WORK INSTRUCTIONS:
Please write out the lines of the data exactly, beginning with the first and ending with the line containing "return x / W, 1 - y / H"; leave the pictures behind.

THE RECORDS:
........
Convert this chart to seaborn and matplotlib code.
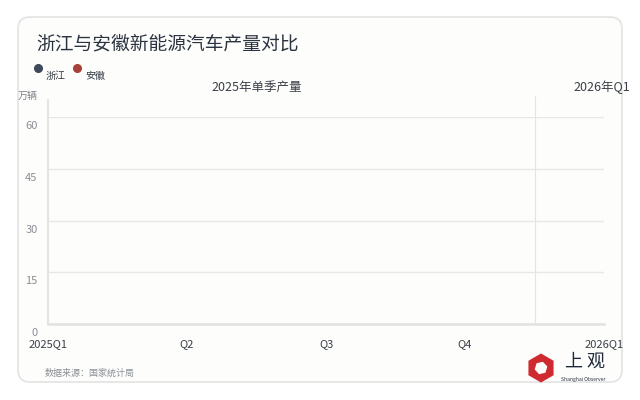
import matplotlib
matplotlib.use("Agg")
import matplotlib.pyplot as plt
import matplotlib.transforms as mtransforms
from matplotlib.patches import FancyBboxPatch, RegularPolygon
from matplotlib.lines import Line2D
import pandas as pd
import seaborn as sns

# chart data (no series values are visible in the reference frame)
quarters = ["2025Q1", "Q2", "Q3", "Q4", "2026Q1"]
series_names = ["浙江", "安徽"]
series_colors = ["#3e4a5b", "#a8403b"]
zhejiang_values = []
anhui_values = []
y_ticks = [0, 15, 30, 45, 60]

TITLE = "浙江与安徽新能源汽车产量对比"
SOURCE = "数据来源：国家统计局"

W, H = 640, 400


def px(x, y):
    return x / W, 1 - y / H


sns.set_theme(style="white")
plt.rcParams["font.family"] = ["Noto Sans CJK SC", "DejaVu Sans"]

fig = plt.figure(figsize=(6.4, 4.0), dpi=100, facecolor="white")

# pixel coords (origin top-left) -> figure
pix = mtransforms.Affine2D().scale(1 / W, -1 / H).translate(0, 1) + fig.transFigure

# card background
card = FancyBboxPatch((18, 17), 604, 365,
                      boxstyle="round,pad=0,rounding_size=12",
                      transform=pix, facecolor="#fdfdfb",
                      edgecolor="#e3e3e3", linewidth=1.2, zorder=-5)
fig.patches.append(card)

fig.text(*px(36, 44), TITLE, fontsize=13.5, color="#2b3340", va="center", ha="left")

# legend
for i, (name, col) in enumerate(zip(series_names, series_colors)):
    dx = 39 * i
    fig.add_artist(Line2D([38 + dx], [68], marker="o", markersize=5.5, color=col,
                          linestyle="none", transform=pix))
    fig.text(*px(46 + dx, 76), name, fontsize=7.2, color="#333a44", va="center", ha="left")

# plot area
left, right, top, bottom = 48, 604, 117, 324
ax = fig.add_axes([left / W, 1 - bottom / H, (right - left) / W, (bottom - top) / H])
ax.set_facecolor("none")

long_rows = []
for name, vals in zip(series_names, [zhejiang_values, anhui_values]):
    for q, v in zip(quarters, vals):
        long_rows.append({"quarter": q, "value": v, "series": name})
df = pd.DataFrame(long_rows, columns=["quarter", "value", "series"])
if len(df):
    sns.lineplot(data=df, x="quarter", y="value", hue="series",
                 palette=series_colors, ax=ax, legend=False)

ax.set_xlim(0, len(quarters) - 1)
ax.set_ylim(0, 60)
ax.set_xlabel("")
ax.set_ylabel("")

ax.set_yticks(y_ticks)
ax.set_yticklabels([str(v) for v in y_ticks], fontsize=8, color="#8a8f96")
ax.yaxis.grid(True, color="#e8e8e8", linewidth=1)
ax.set_axisbelow(True)
ax.tick_params(axis="y", length=0, pad=7.5)
ax.tick_params(axis="x", length=0, pad=11)
off = mtransforms.ScaledTranslation(0, -8 / 100, fig.dpi_scale_trans)
for lbl in ax.get_yticklabels():
    lbl.set_transform(lbl.get_transform() + off)

ax.set_xticks(range(len(quarters)))
ax.set_xticklabels(quarters, fontsize=8, color="#3a3f48")

for side in ["top", "right", "left"]:
    ax.spines[side].set_visible(False)
ax.spines["bottom"].set_color("#e2e2e2")
ax.spines["bottom"].set_linewidth(1.8)

# left axis line and 2026 separator, extending above the plot area
ax.axvline(0, ymin=0, ymax=(bottom - 100) / (bottom - top), color="#e4e4e4",
           linewidth=1.5, clip_on=False)
ax.axvline(3.5, ymin=0, ymax=(bottom - 96) / (bottom - top),
           color="#e4e4e4", linewidth=0.8, clip_on=False)

fig.text(*px(18, 96), "万辆", fontsize=7.2, color="#7c8189", va="center", ha="left")
fig.text(*px(257, 87), "2025年单季产量", fontsize=9, color="#3a3f48", va="center", ha="center")
fig.text(*px(630, 87), "2026年Q1", fontsize=9, color="#3a3f48", va="center", ha="right")

fig.text(*px(45, 373), SOURCE, fontsize=6.5, color="#8a8f96", va="center", ha="left")

# logo
fig.add_artist(RegularPolygon((541, 368), numVertices=6, radius=14.5, orientation=0.0,
                              facecolor="#cf2a2f", edgecolor="none", transform=pix))
fig.add_artist(RegularPolygon((541, 368), numVertices=6, radius=6.5, orientation=0.3,
                              facecolor="#fdfdfb", edgecolor="none", transform=pix))
fig.text(*px(585, 362), "上 观", fontsize=13, color="#1f2a3a", va="center", ha="center")
fig.text(*px(583, 379), "Shanghai Observer", fontsize=3.6, color="#2a3240", va="center", ha="center")

fig.savefig("out.png", dpi=100, facecolor="white")
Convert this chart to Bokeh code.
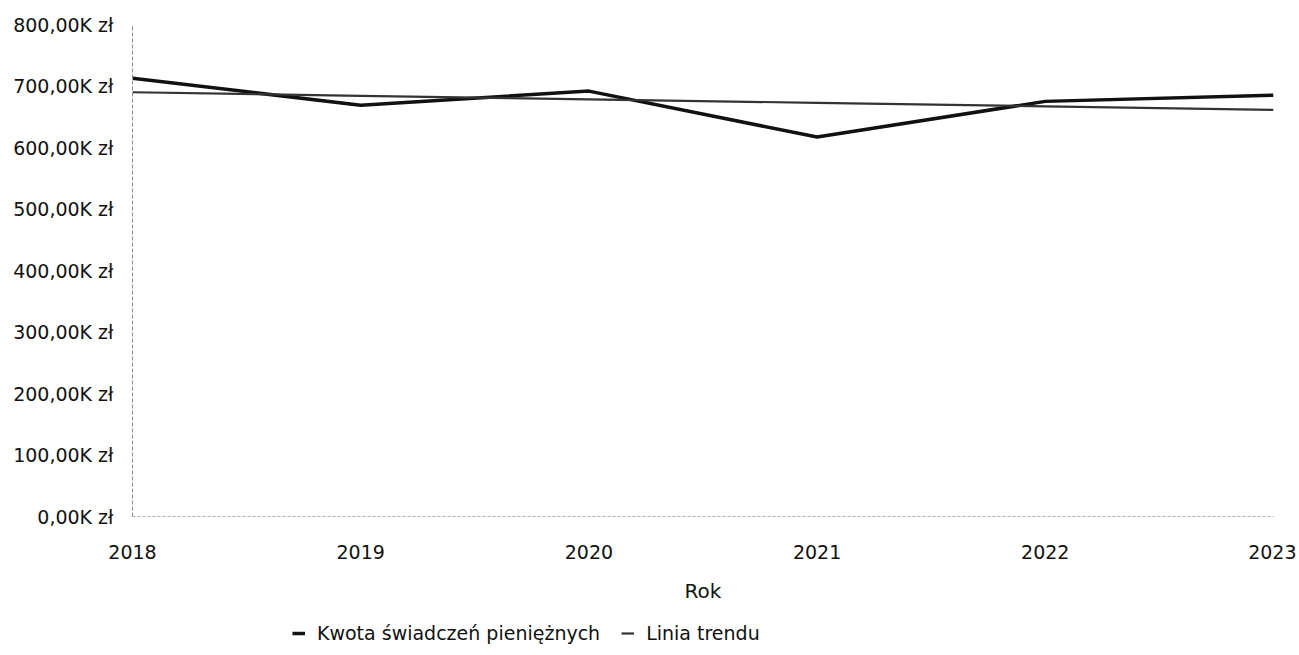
........
TASK ANSWER:
Convert this chart to seaborn and matplotlib code.
import matplotlib
matplotlib.use("Agg")
import matplotlib.pyplot as plt
import matplotlib.transforms as mtransforms
from matplotlib.patches import FancyBboxPatch, RegularPolygon
from matplotlib.lines import Line2D
import pandas as pd
import seaborn as sns

# chart data (no series values are visible in the reference frame)
quarters = ["2025Q1", "Q2", "Q3", "Q4", "2026Q1"]
series_names = ["浙江", "安徽"]
series_colors = ["#3e4a5b", "#a8403b"]
zhejiang_values = []
anhui_values = []
y_ticks = [0, 15, 30, 45, 60]

TITLE = "浙江与安徽新能源汽车产量对比"
SOURCE = "数据来源：国家统计局"

W, H = 640, 400


def px(x, y):
    return x / W, 1 - y / H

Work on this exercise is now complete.